Bu tepki, “gerontokratik” bir yaklaşımla gençleri yargılayan insanlara veriliyorsa, dalga geçme içeriğinde bile olsa haklı bir tepkidir. “Tamam babalık sen haklısın” şeklinde örneğin. Ancak yaş grupları üzerinden genelleme yapılması sorunlu bir kültürel tepki oluşturur. Ayrıca her bireyin genç veya yaşlı olsun, teknolojiden uzak kalma hakkı saklı kalmalıdır. Özellikle de kamusal alan söz konusu olduğunda, yöneticiler bunu sağlamak zorundadır. Ancak bunun böyle olmadığını çok iyi anlatan bir film var. O filmden bahsetmek istiyorum. Yani Ken Loach’ın muhteşem filmi “Ben Daniel Blake”ten. Daniel Blake, New Castle’de yaşayan 59 yaşında bir marangozdur. Ciddi bir sağlık sorunu yaşar ve artık çalışamayacağı için işsizlik fonuna başvurur. Ancak teknolojiyle hiçbir bağı olmayan Daniel Blake’in, gerçekten hasta olduğunu ispatlayıp bu başvuruyu tamamlaması için her adımı internet ortamından gerçekleştirmesi gerekmektedir. Başka türlü gerçekleştirme talebi büyük bir kayıtsızlıkla reddedilip internete yönlendirilir. Devlet dairesinde gördüğü kimi gençlerden yardım alır ama işlemlerini tamamlayacak kadar hiç kimse yardım etmez. Daniel Blake, başka bir kişiden daha yardım isteyememe mahcupluğu ve çaresizliğiyle baş başa kalır. En sonunda bu işleyişe isyan eder ve desteği de bir mülteci kadın ve çocuğundan görür. Sonra aralarında bir dostluk başlar. Daniel Blake’in sonunu, spoiler vermemek için söylemek istemiyorum ancak kayıtsızlığa ve empatisizliğe karşı tokat gibi bir son olduğunu belirtmeliyim.

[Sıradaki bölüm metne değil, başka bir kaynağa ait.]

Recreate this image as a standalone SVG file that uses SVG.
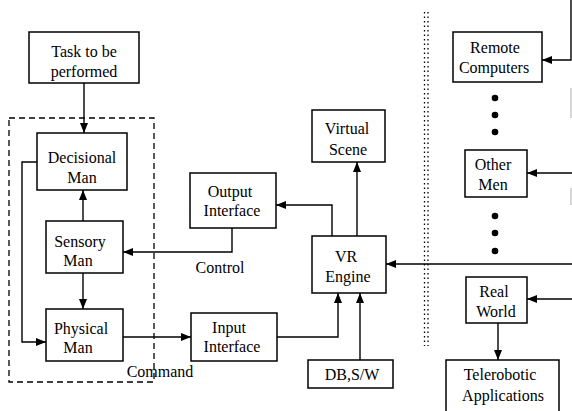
<svg xmlns="http://www.w3.org/2000/svg" width="572" height="411" viewBox="0 0 572 411">
<style>
.box{fill:#fff;stroke:#000;stroke-width:1.5}
.t{font-family:"Liberation Serif","Times New Roman",serif;font-size:16px;fill:#000;text-anchor:middle}
.c{fill:none;stroke:#000;stroke-width:1.4}
.dash{fill:none;stroke:#000;stroke-width:1.3;stroke-dasharray:6 4}
.dot{fill:none;stroke:#000;stroke-width:1.3;stroke-dasharray:1.5 3}
</style>
<defs>
<marker id="ah" viewBox="0 0 10 8" refX="10" refY="4" markerWidth="10" markerHeight="8" markerUnits="userSpaceOnUse" orient="auto">
<path d="M0,0 L10,4 L0,8 Z" fill="#000"/>
</marker>
</defs>
<rect width="572" height="411" fill="#fff"/>
<g id="separators">
<rect class="dash" x="9" y="118" width="145" height="264"/>
<line class="dot" x1="424.5" y1="12" x2="424.5" y2="346"/>
<line class="dot" x1="428" y1="12" x2="428" y2="346"/>
</g>
<g id="connectors">
<path class="c" d="M84,83 V133" marker-end="url(#ah)"/>
<path class="c" d="M37,162 H22 V342 H46" marker-end="url(#ah)"/>
<path class="c" d="M83,221 V190" marker-end="url(#ah)"/>
<path class="c" d="M83,273 V309" marker-end="url(#ah)"/>
<path class="c" d="M123,337 H191" marker-end="url(#ah)"/>
<path class="c" d="M232,228 V252 H123" marker-end="url(#ah)"/>
<path class="c" d="M332,236 V205 H276" marker-end="url(#ah)"/>
<path class="c" d="M357,236 V162" marker-end="url(#ah)"/>
<path class="c" d="M277,337 H338 V293" marker-end="url(#ah)"/>
<path class="c" d="M360,360 V293" marker-end="url(#ah)"/>
<path class="c" d="M571,0 V60 H542" marker-end="url(#ah)"/>
<path class="c" d="M572,173 H527" marker-end="url(#ah)"/>
<path class="c" d="M572,264 H386" marker-end="url(#ah)"/>
<path class="c" d="M572,299 H527" marker-end="url(#ah)"/>
<path class="c" d="M498,323 V360" marker-end="url(#ah)"/>
<path d="M571,88 V118 M571,188 V205" stroke="#bbb" stroke-width="1.2"/>
</g>
<g id="task"><rect class="box" x="29" y="32" width="110" height="51"/><text class="t" x="84" y="57">Task to be</text><text class="t" x="84" y="77">performed</text></g>
<g id="decisional"><rect class="box" x="37" y="133" width="90" height="57"/><text class="t" x="82" y="163">Decisional</text><text class="t" x="82" y="183">Man</text></g>
<g id="sensory"><rect class="box" x="46" y="221" width="77" height="52"/><text class="t" x="80" y="247">Sensory</text><text class="t" x="78" y="266">Man</text></g>
<g id="physical"><rect class="box" x="46" y="309" width="77" height="52"/><text class="t" x="81" y="334">Physical</text><text class="t" x="78" y="353">Man</text></g>
<g id="input"><rect class="box" x="191" y="313" width="86" height="48"/><text class="t" x="229" y="333">Input</text><text class="t" x="232" y="352">Interface</text></g>
<g id="output"><rect class="box" x="190" y="173" width="86" height="55"/><text class="t" x="230" y="197">Output</text><text class="t" x="232" y="216">Interface</text></g>
<g id="virtual"><rect class="box" x="312" y="110" width="73" height="52"/><text class="t" x="347" y="134">Virtual</text><text class="t" x="348" y="155">Scene</text></g>
<g id="vr"><rect class="box" x="312" y="236" width="74" height="57"/><text class="t" x="346" y="262">VR</text><text class="t" x="348" y="282">Engine</text></g>
<g id="db"><rect class="box" x="308" y="360" width="85" height="28"/><text class="t" x="352" y="380">DB,S/W</text></g>
<g id="remote"><rect class="box" x="453" y="32" width="89" height="50"/><text class="t" x="495" y="53">Remote</text><text class="t" x="494" y="73">Computers</text></g>
<g id="other"><rect class="box" x="465" y="150" width="62" height="47"/><text class="t" x="493" y="170">Other</text><text class="t" x="493" y="190">Men</text></g>
<g id="real"><rect class="box" x="466" y="277" width="61" height="46"/><text class="t" x="494" y="297">Real</text><text class="t" x="496" y="317">World</text></g>
<g id="telerobotic"><rect class="box" x="446" y="360" width="113" height="60"/><text class="t" x="500" y="380">Telerobotic</text><text class="t" x="503" y="401">Applications</text></g>
<g id="dots" fill="#000">
<circle cx="495" cy="98" r="3.3"/><circle cx="495" cy="115" r="3.3"/><circle cx="495" cy="132" r="3.3"/>
<circle cx="495" cy="216" r="3.3"/><circle cx="495" cy="233" r="3.3"/><circle cx="495" cy="251" r="3.3"/>
</g>
<g id="labels">
<text class="t" x="220" y="273">Control</text>
<text class="t" x="160" y="377">Command</text>
</g>
</svg>
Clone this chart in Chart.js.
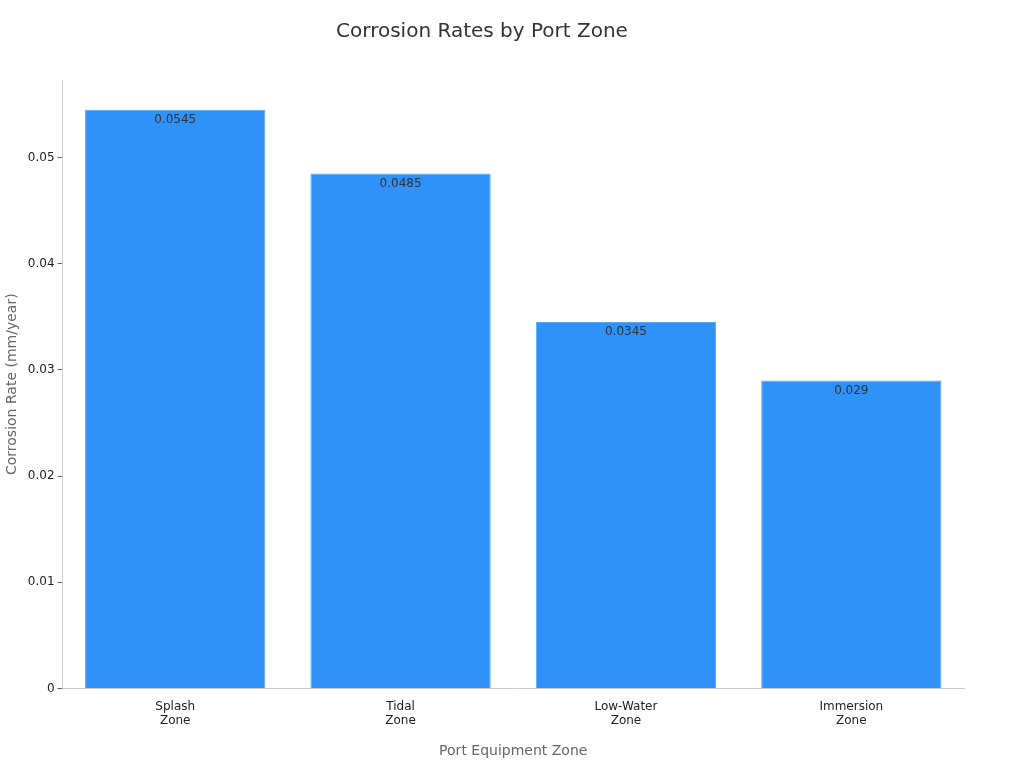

Saygınlıktan dışlanmaya giden yol

Antropolojik çalışmalar gösteriyor ki ilksel zamanlarda gerontokrasi, topluluklar içerisinde çok yaygındı. Yaşlıların, bilgiye sahip olmasından kaynaklı bir hâkimiyeti ve büyük bir saygınlığı vardı. Ve bu durumda yaşlılar en güçlü insanlar oluyordu. Ayrıca, topluluklardaki gerontokrasiyi, cinsiyet belirlemiyordu. Bu bireyler, anasoylu toplumda kadınken, ataerkil toplumda erkek olabiliyordu. Ancak kültürel evrimleşmenin geldiği noktada yaşlılar tam tersine en kırılgan, dışlanmış ve güçsüz bireyler olarak karşımıza çıkıyor. Ve bir de bu durumun yarattığı psikopatolojiyle yüzleşmek zorunda kalıyorlar.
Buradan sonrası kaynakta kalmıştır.